An additional advantage of the climbing notification system is that an output of the sensor is processed and the alarm is generated at the climber component, rather than at a separate component of the climbing notification system connected via a wireless network. As a result, the complexity and number of components of the climbing notification system that might fail may be reduced, increasing the usability of the climbing notification system while reducing costs. Safety of the climber may depend on a correct functioning and sufficient power of a single device (e.g., the climber component) with a single sensor, where the correct functioning and sufficient power may be indicated to the climber via one or more easily visible warning lights. The antenna at the predetermined height may be configured to permanently broadcast a signal receivable by the climber component (e.g., the antenna may not include a power switch), whereby the generation of the alarm may not be dependent on a wireless network and/or additional sensors and/or electrical components. Additionally, due to simplified circuitry, the power consumption of each individual climber component and the climbing notification system as a whole may be reduced. In this way, a more efficient and robust, climbing notification system may be achieved.
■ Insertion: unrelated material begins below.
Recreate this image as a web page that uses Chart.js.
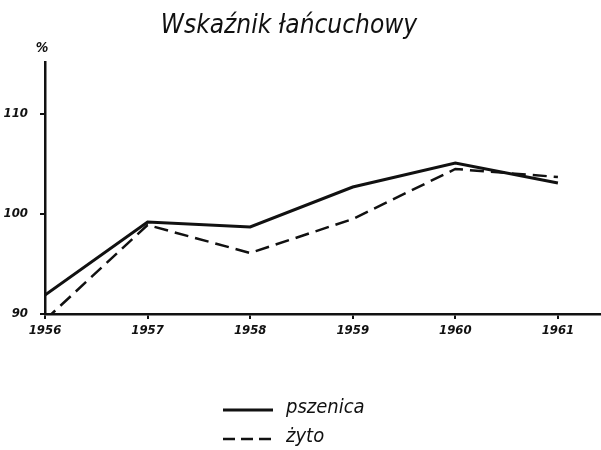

The above advantages and other advantages, and features of the present description will be readily apparent from the following Detailed Description when taken alone or in connection with the accompanying drawings. It should be understood that the summary above is provided to introduce in simplified form a selection of concepts that are further described in the detailed description. It is not meant to identify key or essential features of the claimed subject matter, the scope of which is defined uniquely by the claims that follow the detailed description. Furthermore, the claimed subject matter is not limited to implementations that solve any disadvantages noted above or in any part of this disclosure.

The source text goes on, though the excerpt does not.